The first palm-sized plaques were installed on a building on Dolgorukovskaya Ulitsa in central Moscow on Wednesday, and gave the name of the victim, the date of birth and arrest, and, in many cases, the date of execution by firing squad, according to photographs and accounts posted online.
The plaques also list the date of official rehabilitation — the day a given victim had his or her name cleared for their supposed crimes, as part of the Soviet government's attempts to make amends after Stalin's death.
“At least 65 people left this building [on Dolgorukovskaya] never to come back,” a councilman in Moscow's Shchukino district administration, Maxim Kats, said in his blog on the Ekho Moskvy website Wednesday, adding that only four plaques had been installed so far.
The project, called the “Last Address,” draws on a vast database of repression victims compiled by Memorial Human Rights Society, and has been funded exclusively by private donations through online contributions, according to the project's website.
Almost 1.5 million rubles ($27,000) had been raised as of Thursday, the crowd-funding platform Planeta.ru showed.
Most of the victims' relatives who have applied to have a plaque installed were asked to contribute no more than 4,000 rubles ($73) themselves, organizers said.

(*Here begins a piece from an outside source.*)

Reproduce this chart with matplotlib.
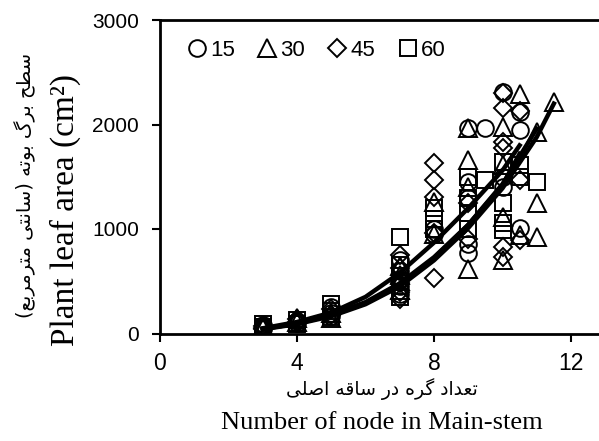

“There is no state participation in this project,” Kats said in his blog, adding: “Thank God they don't interfere.”
Soviet dictator Josef Stalin on the building site of the Moscow-Volga canal, built by gulag prisoners.
People Remember
Millions perished during the Stalinist Great Terror, when an estimated 20 million prisoners were sent to the gulag, where many died. The number of those executed by firing squads exceeds a million, according to many historians.
One of the organizers of the memorial project, journalist Grigory Revzin, said in a video posted on the crowd-funding website that the Stalinist era of repression has not been forgotten, though opinion polls show there is continuing support for Soviet leaders among the Russian population.
“Sometimes we say that nobody remembers anything, that all those victims are unimportant to us, that people love Stalin,” Revzin said. “This is not true. People completely remember it."
Memorial group, an NGO that emerged as Russia's leading human rights organization after the collapse of the Soviet Union, has compiled extensive records of the Stalin-era purges and their victims.
This fall, the Justice Ministry said it had appealed to the Supreme Court to have the NGO shut down for violating Russian law.